In the aftermath of the terror attack in Barcelona last August, she said, it was recognized that the most important question was how to coordinate communication and authority among different intelligence agencies.
“Most important, who gets the privilege of acting if there is information that comes from other European agencies or from North Africa – for example, from the counterterrorism forces in Morocco, which is highly important as the majority of Muslims living in Catalonia came from that country. If we speak about the [Catalan] independence claim, and the subsequent political developments, we can understand how it further complicates the definition of best practices when it comes to prevention of radicalization and counterterrorism.”
Islamism in Central Asia
In Central Asia, the situation is no better. Early last month the president of Uzbekistan, Shavkat Mirziyoyev, announced that the defeat of ISIS in Syria did not solve the problem of terrorist groups, which were likely to emerge anywhere and at any time.
“Where will they move to? We do not know,” Mirziyoyev said at the event marking the 20th anniversary of the adoption of Uzbekistan’s constitution.
His worries were well-grounded, since Central Asia is a hotbed for Islamic fundamentalists. Despite the differing methods and strategies employed by extremist groups in the region, most of them share the common goal of toppling the secular authorities with the subsequent establishment of Islamic states there. Their agitators capitalize on the authorities’ weaknesses such as corruption and, on the other hand, glorify old traditions. This fits well with ISIS propaganda in the region that addresses such issues as justice, equality and the fight against corruption.

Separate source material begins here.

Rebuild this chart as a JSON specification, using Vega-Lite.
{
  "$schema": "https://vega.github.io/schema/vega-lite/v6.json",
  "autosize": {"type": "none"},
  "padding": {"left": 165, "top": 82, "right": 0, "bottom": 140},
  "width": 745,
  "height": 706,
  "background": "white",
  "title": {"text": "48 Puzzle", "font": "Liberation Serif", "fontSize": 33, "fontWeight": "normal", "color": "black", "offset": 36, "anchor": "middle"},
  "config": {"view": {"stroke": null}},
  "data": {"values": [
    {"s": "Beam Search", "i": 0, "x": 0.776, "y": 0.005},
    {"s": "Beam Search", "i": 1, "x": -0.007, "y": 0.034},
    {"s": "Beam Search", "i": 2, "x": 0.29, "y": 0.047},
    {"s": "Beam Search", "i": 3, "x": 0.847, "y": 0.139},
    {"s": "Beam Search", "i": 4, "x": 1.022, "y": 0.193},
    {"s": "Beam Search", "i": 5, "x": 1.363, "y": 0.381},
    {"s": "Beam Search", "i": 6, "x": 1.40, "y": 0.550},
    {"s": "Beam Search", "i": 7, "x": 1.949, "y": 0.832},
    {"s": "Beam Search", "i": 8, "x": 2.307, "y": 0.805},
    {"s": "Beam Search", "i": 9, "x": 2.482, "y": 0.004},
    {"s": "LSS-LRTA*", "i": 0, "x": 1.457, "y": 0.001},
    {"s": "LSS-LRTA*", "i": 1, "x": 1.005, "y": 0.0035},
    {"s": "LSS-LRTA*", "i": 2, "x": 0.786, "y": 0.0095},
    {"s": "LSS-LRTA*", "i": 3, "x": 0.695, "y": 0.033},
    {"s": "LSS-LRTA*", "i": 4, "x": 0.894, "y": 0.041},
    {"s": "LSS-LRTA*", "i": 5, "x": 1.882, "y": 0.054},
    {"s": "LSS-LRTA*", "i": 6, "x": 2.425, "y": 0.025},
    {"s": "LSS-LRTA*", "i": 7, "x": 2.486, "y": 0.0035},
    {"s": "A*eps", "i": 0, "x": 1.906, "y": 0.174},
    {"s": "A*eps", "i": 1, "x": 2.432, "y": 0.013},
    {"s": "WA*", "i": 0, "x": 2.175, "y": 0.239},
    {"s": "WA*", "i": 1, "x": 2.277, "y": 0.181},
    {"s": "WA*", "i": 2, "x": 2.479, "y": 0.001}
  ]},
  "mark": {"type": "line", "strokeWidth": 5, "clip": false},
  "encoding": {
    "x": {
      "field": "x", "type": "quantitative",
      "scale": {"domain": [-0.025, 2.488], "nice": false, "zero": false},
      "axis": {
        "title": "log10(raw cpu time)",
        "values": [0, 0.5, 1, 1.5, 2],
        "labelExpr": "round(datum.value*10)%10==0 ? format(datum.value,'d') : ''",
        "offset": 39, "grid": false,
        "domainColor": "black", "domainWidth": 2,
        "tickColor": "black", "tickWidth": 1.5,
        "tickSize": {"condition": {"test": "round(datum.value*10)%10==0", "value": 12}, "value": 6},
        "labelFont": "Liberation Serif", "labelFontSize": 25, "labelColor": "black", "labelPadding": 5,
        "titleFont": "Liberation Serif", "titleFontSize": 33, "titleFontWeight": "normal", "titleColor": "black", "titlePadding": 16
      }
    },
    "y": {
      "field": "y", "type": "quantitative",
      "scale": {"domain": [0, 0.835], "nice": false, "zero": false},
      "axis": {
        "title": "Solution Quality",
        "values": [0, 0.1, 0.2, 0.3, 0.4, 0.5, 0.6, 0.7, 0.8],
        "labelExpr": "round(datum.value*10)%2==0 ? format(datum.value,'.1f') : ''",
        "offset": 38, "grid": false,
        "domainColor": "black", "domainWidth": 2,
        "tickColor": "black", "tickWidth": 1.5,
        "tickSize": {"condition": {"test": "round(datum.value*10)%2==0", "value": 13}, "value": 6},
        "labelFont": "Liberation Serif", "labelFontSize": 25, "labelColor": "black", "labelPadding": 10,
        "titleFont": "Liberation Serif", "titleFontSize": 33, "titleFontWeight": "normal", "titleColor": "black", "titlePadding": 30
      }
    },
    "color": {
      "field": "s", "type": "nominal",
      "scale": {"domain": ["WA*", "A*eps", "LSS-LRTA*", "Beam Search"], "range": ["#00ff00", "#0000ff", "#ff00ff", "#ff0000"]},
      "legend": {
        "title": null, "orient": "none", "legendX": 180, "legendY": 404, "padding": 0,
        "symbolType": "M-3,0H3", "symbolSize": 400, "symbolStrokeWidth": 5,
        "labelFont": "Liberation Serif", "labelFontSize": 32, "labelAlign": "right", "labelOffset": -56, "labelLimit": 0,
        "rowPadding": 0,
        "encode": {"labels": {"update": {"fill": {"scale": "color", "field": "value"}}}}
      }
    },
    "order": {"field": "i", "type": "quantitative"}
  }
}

The fact that Islamic State has gained support in Central Asia is pretty well reflected in the data showing the number of ISIS foreign fighters originating from this region. In October, The Soufan Group, which provides strategic security intelligence services to governments and multinational organizations, presented a report that more than 5,000 citizens had left the Central Asian states to join ISIS militants in Syria and Iraq. Most of them came from Uzbekistan (35.71%) and Tajikistan (30.95%).
Five hundred of these foreign fighters have already returned, armed with their war narratives and experiences. And this is what we have to face in the new year.